Friday, July 1, 2011

Cassin's vs. Purple Finch

A large flock of Cassin's Finches were the highlight of our friend's Missoula feeder. Identifying Cassin's Finches turns out to be more complex than I first thought.  Even a Cornell website concludes that separating Cassin's and Purple finches can be extremely difficult. I needed all of my identification guides to ferret out the differences, with no one guide giving definitive advice.
The two photos above are of male Cassin's Finches.  The photo immediately below is of a male Purple Finch.  The salient field marks of male Cassin's Finch are as follows:

1.) The red tends to be much brighter than the rest of the head, giving it an almost redpoll appearance.  Purple Finch heads are more uniformly colored.

2.) Cassin Finch bills tend to be straigher and sharper, more like a siskin.  Compare the first and third photographs.  The top of the upper bill of the Cassin's finch tends to be straighter, at least until the very tip.  In contrast, the Purple Finch's bill is shorter and tends to be uniformly curved on the top.

3.) The lower flanks of the Cassin's Finch have fine brown streaks.  What streaks there are on a Purple Finch tend to be blurrier and reddish.

4.) Male and female Cassin's Finches tend to have a thin white eye-ring, absent in Purple Finches.

5.) My photos indicate that Cassin's Finches' breasts have a slightly different red hue.

Other field marks mentioned in various field guides, but they do not seem to be evident in my photographs.  Peterson's Western Birds indicates that the Purple Finch's nape is reddish.  My photo shows a Purple Finch with a brownish nape.  On the other hand, Sibley's Birds of North America does not depict the distinct brownish malar streaks on male Cassin's Finches, while Peterson's illustration does.
The next two photographs are of female finches, first Cassin's and, finally, Purple.

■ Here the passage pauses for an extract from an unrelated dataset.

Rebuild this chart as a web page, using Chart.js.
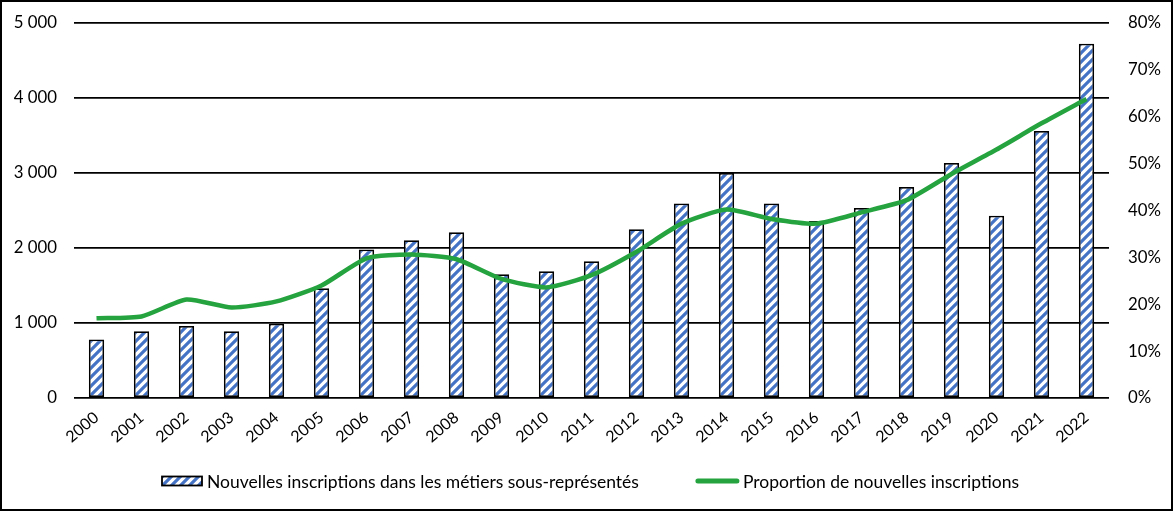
<!DOCTYPE html>
<html>
<head>
<meta charset="utf-8">
<script src="https://cdn.jsdelivr.net/npm/chart.js@4"></script>
<style>
  html, body { margin: 0; padding: 0; background: #fff; }
  #wrap { width: 1174px; height: 512px; position: relative; }
</style>
</head>
<body>
<div id="wrap"><canvas id="myChart" width="1174" height="512"></canvas></div>
<script>
// Data
var years = ['2000', '2001', '2002', '2003', '2004', '2005', '2006', '2007', '2008', '2009', '2010', '2011',
             '2012', '2013', '2014', '2015', '2016', '2017', '2018', '2019', '2020', '2021', '2022'];
var inscriptions = [780, 890, 960, 890, 990, 1465, 1980, 2105, 2210, 1650, 1690, 1825,
                    2250, 2595, 3000, 2595, 2360, 2535, 2815, 3135, 2430, 3560, 4725];
var proportion = [0.170, 0.174, 0.210, 0.193, 0.206, 0.240, 0.298, 0.306, 0.296, 0.254, 0.236, 0.262,
                  0.312, 0.372, 0.402, 0.382, 0.372, 0.396, 0.422, 0.478, 0.530, 0.586, 0.638];
var leftTicks = [0, 1000, 2000, 3000, 4000, 5000];
var rightTicks = [0, 0.1, 0.2, 0.3, 0.4, 0.5, 0.6, 0.7, 0.8];

var barLabel = 'Nouvelles inscriptions dans les métiers sous-représentés';
var lineLabel = 'Proportion de nouvelles inscriptions';
var green = 'rgb(36, 163, 62)';
var blue = 'rgb(68, 114, 196)';
var fontFamily = 'Lato, Carlito, "Open Sans", sans-serif';

// diagonal stripe pattern for the bars
function makeStripes() {
    var size = 9;
    var c = document.createElement('canvas');
    c.width = size; c.height = size;
    var g = c.getContext('2d');
    g.fillStyle = '#fff';
    g.fillRect(0, 0, size, size);
    g.strokeStyle = blue;
    g.lineWidth = 3.2;
    g.beginPath();
    g.moveTo(-2, size + 2); g.lineTo(size + 2, -2);
    g.moveTo(-2, 2); g.lineTo(2, -2);
    g.moveTo(size - 2, size + 2); g.lineTo(size + 2, size - 2);
    g.stroke();
    return g.createPattern(c, 'repeat');
}
var stripes = makeStripes();

function formatThousands(v) {
    return String(v).replace(/\B(?=(\d{3})+(?!\d))/g, ' ');
}

// white background, frame around the picture and the legend at the bottom
var extras = {
    id: 'extras',
    beforeDraw: function(chart) {
        var ctx = chart.ctx;
        ctx.save();
        ctx.fillStyle = '#fff';
        ctx.fillRect(0, 0, chart.width, chart.height);
        ctx.restore();
    },
    afterDraw: function(chart) {
        var ctx = chart.ctx;
        ctx.save();
        ctx.strokeStyle = '#000';
        ctx.lineWidth = 2;
        ctx.strokeRect(1, 1, chart.width - 3, chart.height - 3);

        // legend
        ctx.font = '17.5px ' + fontFamily;
        ctx.textBaseline = 'middle';
        ctx.fillStyle = '#000';
        var y = 481;
        var w1 = ctx.measureText(barLabel).width;
        var w2 = ctx.measureText(lineLabel).width;
        var total = 40 + 5 + w1 + 57 + 43 + 4 + w2;
        var x = Math.round((chart.width - total) / 2) + 3;

        ctx.fillStyle = stripes;
        ctx.fillRect(x, y - 4.5, 40, 9);
        ctx.lineWidth = 1.8;
        ctx.strokeStyle = '#000';
        ctx.strokeRect(x, y - 4.5, 40, 9);
        ctx.fillStyle = '#000';
        ctx.fillText(barLabel, x + 45, y + 1);

        x += 40 + 5 + w1 + 57;
        ctx.strokeStyle = green;
        ctx.lineWidth = 5;
        ctx.lineCap = 'round';
        ctx.beginPath();
        ctx.moveTo(x + 2, y);
        ctx.lineTo(x + 41, y);
        ctx.stroke();
        ctx.fillText(lineLabel, x + 47, y + 1);
        ctx.restore();
    }
};

Chart.defaults.font.family = fontFamily;
Chart.defaults.color = '#000';

var ctx = document.getElementById('myChart').getContext('2d');
var myChart = new Chart(ctx, {
    type: 'bar',
    data: {
        labels: years,
        datasets: [{
            type: 'line',
            label: lineLabel,
            data: proportion,
            yAxisID: 'y2',
            borderColor: green,
            backgroundColor: green,
            borderWidth: 4.5,
            pointRadius: 0,
            tension: 0.2,
            order: 0
        }, {
            type: 'bar',
            label: barLabel,
            data: inscriptions,
            yAxisID: 'y',
            backgroundColor: stripes,
            borderColor: '#000',
            borderWidth: 1.8,
            borderSkipped: false,
            barPercentage: 0.34,
            categoryPercentage: 1,
            order: 1
        }]
    },
    options: {
        responsive: false,
        animation: false,
        layout: { padding: { top: 23, left: 0, right: 0, bottom: 67 } },
        plugins: {
            tooltip: { enabled: false },
            legend: { display: false }
        },
        scales: {
            x: {
                grid: { display: false },
                border: { display: false },
                ticks: {
                    minRotation: 40,
                    maxRotation: 40,
                    padding: 2,
                    font: { size: 16 }
                },
                afterFit: function(scale) {
                    scale.height = 47;
                    scale.paddingLeft = 0;
                    scale.paddingRight = 0;
                }
            },
            y: {
                position: 'left',
                min: 0,
                max: 5000,
                afterBuildTicks: function(scale) {
                    scale.ticks = leftTicks.map(function(v) { return { value: v }; });
                },
                ticks: {
                    padding: 17,
                    font: { size: 16.8 },
                    callback: function(v) { return formatThousands(v); }
                },
                grid: { color: '#000', lineWidth: 1.8, drawTicks: false },
                border: { display: false },
                afterFit: function(scale) {
                    scale.width = 74;
                    scale.paddingTop = 0;
                    scale.paddingBottom = 0;
                }
            },
            y2: {
                position: 'right',
                min: 0,
                max: 0.8,
                afterBuildTicks: function(scale) {
                    scale.ticks = rightTicks.map(function(v) { return { value: v }; });
                },
                ticks: {
                    padding: 19,
                    font: { size: 16.8 },
                    callback: function(v) { return Math.round(v * 100) + '%'; }
                },
                grid: { display: false, drawTicks: false },
                border: { display: false },
                afterFit: function(scale) {
                    scale.width = 65;
                    scale.paddingTop = 0;
                    scale.paddingBottom = 0;
                }
            }
        }
    },
    plugins: [extras]
});
</script>
</body>
</html>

1.) The bills sort out similar to the males'--pointy and siskin-like in the Cassin's, stubbier and chunkier in the Purple.

2.) The streaks on the underparts differ. The Cassin's streaks are crisp and dark.  The Purple's streaks are fuzzier and more diffuse.

3.) Again, Cassin's Finches tend to show a thin, white eye-ring.

Some field guides suggest that the facial pattern is less distinct on the female Cassin's Finch.  My photos shed some doubt on this mark as being really useful.  The Cassin's Finches we saw appeared to have more white around their eyes. House Finches are also similar to Cassin's and Purple finches, and were also present at the Missoula feeder.  Previously I have blogged on the identification of Purple and House finches.
Minnesota birders may wonder why one would blog at such length on this subject.  The closest Cassin's finches breed to Minnesota is in the Black Hills of South Dakota. They breed in the Rocky Mountains.  Minnesota birders should take note. We have at least one record of a Cassin's Finch, a bird found at a Duluth feeder in November 1986 (Eckert, A Birder's Guide to Minnesota Birds).